Error is shown on Kibana UI, But I dont see nay logs are generated for kibana. I have not modified in kibana config file except elasticsearch.url: parameter.

Looks like your ES node is overwhelmed.

Thanks. Do you know what is the solution on this problem ?

Add more nodes or increase the available resources to these nodes.

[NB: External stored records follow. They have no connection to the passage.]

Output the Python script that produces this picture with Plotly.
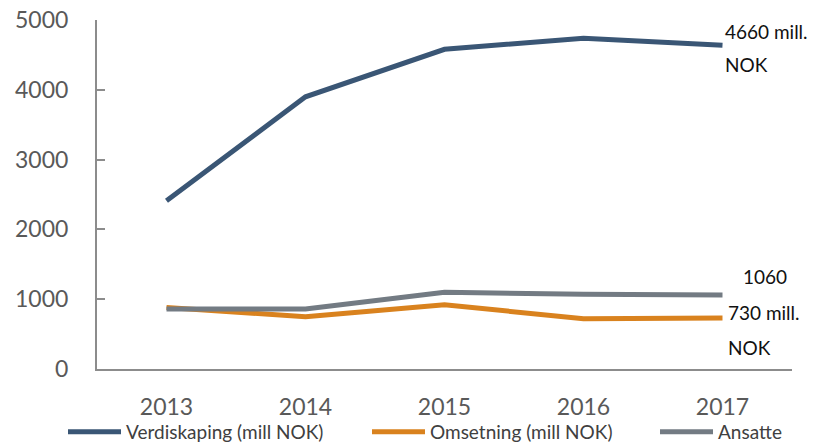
import plotly.graph_objects as go

years = ["2013", "2014", "2015", "2016", "2017"]
verdiskaping = [2410, 3900, 4580, 4740, 4640]
omsetning = [880, 750, 920, 720, 730]
ansatte = [860, 860, 1100, 1070, 1060]
y_ticks = [0, 1000, 2000, 3000, 4000, 5000]

names = ["Verdiskaping (mill NOK)", "Omsetning (mill NOK)", "Ansatte"]
colors = ["#3a5675", "#d9821e", "#737b83"]
legend_ids = ["legend", "legend2", "legend3"]
legend_x_px = [63, 367, 655]

W, H = 838, 442

fig = go.Figure()
for name, vals, col, lid in zip(names, [verdiskaping, omsetning, ansatte], colors, legend_ids):
    fig.add_trace(go.Scatter(x=years, y=vals, name=name, mode="lines", legend=lid,
                             line=dict(color=col, width=5)))

last = len(years) - 1
ann_font = dict(family="Lato", size=19, color="#111111")
labels = [
    ("4660 mill.", verdiskaping[-1], 0, 14),
    ("NOK", verdiskaping[-1], 0, -19),
    ("1060", ansatte[-1], 18, 19),
    ("730 mill.", omsetning[-1], 3, 6),
    ("NOK", omsetning[-1], 3, -29),
]
for txt, yv, xs, ys in labels:
    fig.add_annotation(x=last, y=yv, xref="x", yref="y", text=txt,
                       showarrow=False, xanchor="left", yanchor="middle",
                       xshift=xs, yshift=ys, font=ann_font)

leg_common = dict(orientation="h", xref="container", yref="container",
                  xanchor="left", yanchor="middle", y=10 / H,
                  font=dict(family="Lato", size=19, color="#404040"),
                  itemwidth=53, bgcolor="rgba(0,0,0,0)", borderwidth=0)
layout_legends = {}
for lid, px in zip(legend_ids, legend_x_px):
    layout_legends[lid] = dict(leg_common, x=px / W)

fig.update_layout(
    width=W, height=H,
    margin=dict(l=97, r=46, t=20, b=73, autoexpand=False),
    paper_bgcolor="white", plot_bgcolor="white",
    font=dict(family="Lato", color="#595959"),
    showlegend=True,
    xaxis=dict(type="category", range=[-0.5, 4.5], showline=True, linecolor="#8c8c8c",
               linewidth=2, ticks="", showgrid=False, automargin=False,
               tickfont=dict(size=23, color="#595959"), ticklabelstandoff=16),
    yaxis=dict(range=[0, 5000], tickvals=y_ticks, showline=True, linecolor="#8c8c8c",
               linewidth=2, ticks="inside", ticklen=8, tickcolor="#8c8c8c", tickwidth=2,
               showgrid=False, zeroline=False, automargin=False,
               tickfont=dict(size=23, color="#595959"), ticklabelstandoff=22),
    **layout_legends,
)

fig.write_html("out.html", config={"displayModeBar": False},
               post_script="document.body.style.margin='0';")
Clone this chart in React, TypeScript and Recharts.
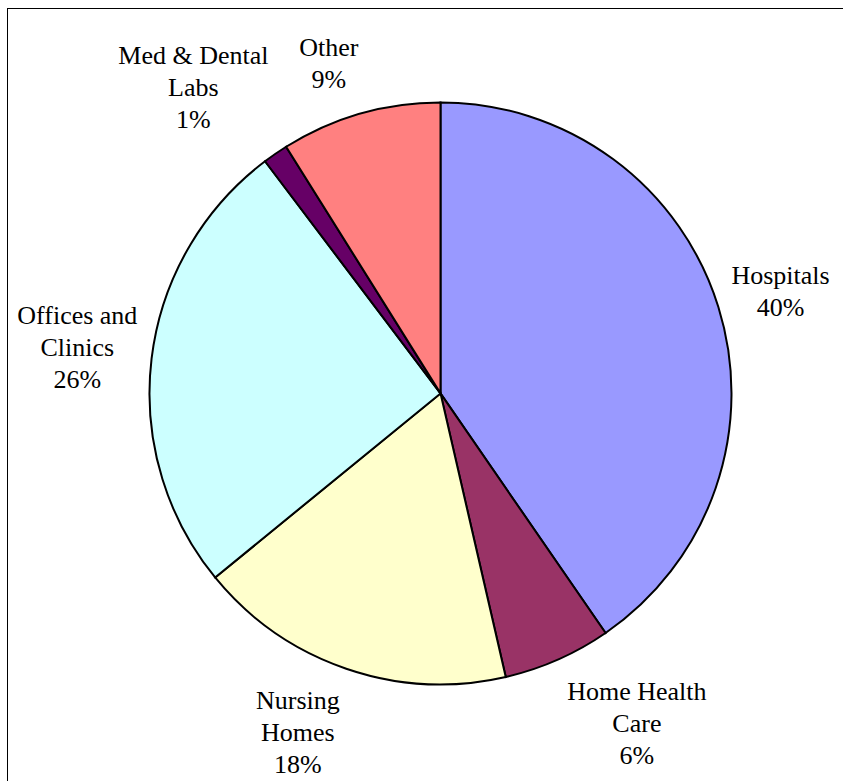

Appreciate your quick help.

The machine on my one node cluster is running shows this :
Filesystem 1K-blocks Used Available Use% Mounted on
/dev/mapper/rhel-root 18307072 5231160 13075912 29% /
devtmpfs 1932128 0 1932128 0% /dev
tmpfs 1941508 0 1941508 0% /dev/shm
tmpfs 1941508 180684 1760824 10% /run
tmpfs 1941508 0 1941508 0% /sys/fs/cgroup
/dev/sda1 508588 123284 385304 25% /boot

So I dont think I am using too much resources here. Do you know how can I avoid this error in this one node cluster. I do understand that adding more nodes will probably solve this problem but I dont think I am using this machine upto its 99% capacity.

Thanks,
Gaurav

Right, but what about CPU, memory, threadpools and all that other stuff?